Kyrie Irving is a great basketball player, but he won’t be in the Brooklyn Nets lineup this season. The reason isn’t some nagging injury or family emergency. Irving has steadfastly refused to comply with New York City’s mandate requiring anyone entering an indoor venue, including basketball arenas, to have received at least one COVID-19 shot.
Rather than have him be a half-time player who misses the 43 regular-season games the Nets will play in the city this season, the team decided to exclude him from practices and games altogether. This will cost Irving more than $16 million for the missed games in Gotham. (The Nets will have to pay Irving for the 40 away games, since it was their decision to keep him off the court in cities that don’t require vaccination.)
Why is Irving doing this?
Most adults who refuse vaccination, whether the flu shot or the COVID-19 vaccine, cite concerns about vaccine safety or the effectiveness of and need for vaccination. Yet it is unclear exactly why Irving is refusing or if safety and effectiveness concerns are driving his decision.
Until recently, some sources said Irving was following and liking an Instagram conspiracy theorist who claimed vaccines had microchips designed to connect black people to a master computer. More recently, another source reported that Irving considers himself “a voice for the voiceless” who “is challenging a perceived control of society and people’s livelihood.”
Whether Irving has legitimate doubts, is a political crusader or is simply a nut, his refusal to be vaccinated is inconsistent with the vast evidence showing the vaccines are extremely effective and safe. There are three vaccines available in this country: One (Pfizer) has received full Food and Drug Administration approval and two (Moderna and Johnson & Johnson) can be obtained under the FDA’s emergency-use authorizations.
All three vaccines went through Phase III testing with 30,000 to 40,000 subjects per trial. Following authorization, they continued to undergo continuous and intense safety monitoring.

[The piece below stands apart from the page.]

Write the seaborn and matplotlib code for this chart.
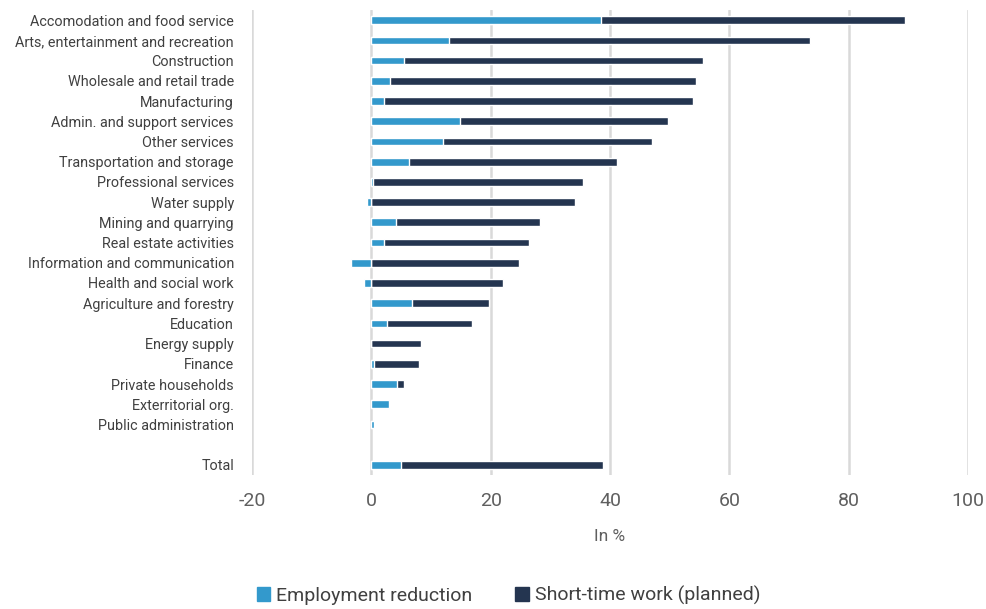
import matplotlib
matplotlib.use("Agg")
import matplotlib.pyplot as plt
import seaborn as sns
import pandas as pd
import numpy as np
from matplotlib.patches import Patch

sectors = [
    "Accomodation and food service", "Arts, entertainment and recreation", "Construction",
    "Wholesale and retail trade", "Manufacturing", "Admin. and support services",
    "Other services", "Transportation and storage", "Professional services",
    "Water supply", "Mining and quarrying", "Real estate activities",
    "Information and communication", "Health and social work", "Agriculture and forestry",
    "Education", "Energy supply", "Finance", "Private households",
    "Exterritorial org.", "Public administration", " ", "Total",
]
employment_reduction = [38.5, 13.1, 5.4, 3.1, 2.1, 14.8, 12.0, 6.3, 0.2, -0.7, 4.1, 2.1,
                        -3.4, -1.2, 6.8, 2.6, 0.0, 0.4, 4.3, 2.9, 0.5, np.nan, 5.0]
short_time_work = [50.9, 60.4, 50.2, 51.3, 51.9, 35.0, 35.0, 34.9, 35.3, 34.1, 24.2, 24.3,
                   24.8, 22.0, 12.9, 14.2, 8.4, 7.6, 1.1, 0.1, 0.0, np.nan, 33.9]
x_ticks = [-20, 0, 20, 40, 60, 80, 100]
x_tick_labels = ["-20", "0", "20", "40", "60", "80", "100"]

df = pd.DataFrame({"sector": sectors, "emp": employment_reduction, "stw": short_time_work})
df["dark_end"] = df["emp"].clip(lower=0) + df["stw"]

BLUE = "#3399CC"
DARK = "#243550"
TXT = "#404040"
GREY = "#5f5f5f"

sns.set_theme(style="white")
plt.rcParams["font.family"] = ["Roboto", "DejaVu Sans"]

fig = plt.figure(figsize=(9.87, 6.09), dpi=100)
ax = fig.add_axes([0.2553, 0.22, 0.7254, 0.7635])

sns.barplot(data=df, x="dark_end", y="sector", order=sectors, color=DARK,
            width=0.38, ax=ax, orient="h", saturation=1, errorbar=None)
sns.barplot(data=df, x="emp", y="sector", order=sectors, color=BLUE,
            width=0.38, ax=ax, orient="h", saturation=1, errorbar=None)

ax.set_xlim(-20, 100)
ax.set_ylim(22.5, -0.5)
ax.set_xticks(x_ticks)
ax.set_xticklabels(x_tick_labels)
ax.grid(axis="x", color="#d9d9d9", linewidth=1.8)
ax.set_axisbelow(True)
for s in ax.spines.values():
    s.set_visible(False)
ax.tick_params(axis="x", labelsize=14, colors=GREY, pad=12, length=0)
ax.tick_params(axis="y", labelsize=10.4, colors=TXT, pad=13, length=0)
ax.set_ylabel("")
ax.set_xlabel("In %", fontsize=12.5, color=GREY, labelpad=14)

handles = [Patch(color=BLUE, label="Employment reduction"),
           Patch(color=DARK, label="Short-time work (planned)")]
fig.legend(handles=handles, loc="center", bbox_to_anchor=(0.515, 0.022), ncol=2,
           frameon=False, fontsize=14, handlelength=0.7, handleheight=0.7,
           handletextpad=0.3, columnspacing=2.2, labelcolor=TXT)

fig.savefig("out.png", dpi=100)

Hundreds of millions of people worldwide have received the vaccines, making the safety information far more robust than is available for most new drugs. It confirms that side effects are uncommon, usually mild and of short duration.
The most serious side effect of the m-RNA vaccines (Moderna and Pfizer) has been inflammation of the heart (pericarditis or myocarditis) that is rare, usually seen in young men; in most cases, the inflammation is mild and resolves quickly. For the Johnson & Johnson vaccine, the most serious side effect is a rare form of blood clot associated with low platelets, usually in adult women younger than age 50. In the more than 15 million people who have received it, there have only been 47 confirmed cases of this syndrome, three of which resulted in death.
Whatever is motivating Irving, his decision is bad for the Nets and a bad example to a public that looks up to its sports stars. It risks undermining confidence in vaccines that are remarkably safe and needed to end the pandemic. Gone are the days when athletes provided models of sacrifice for the public good; people like Ted Williams, who twice left baseball to serve in World War II and Korea, or Pat Tillman, who left football for the Army following 9/11 and was killed in combat. As NBA legend Kareem Abdul Jabbar told reporters, players who refuse vaccination aren’t “behaving like good teammates or good citizens.”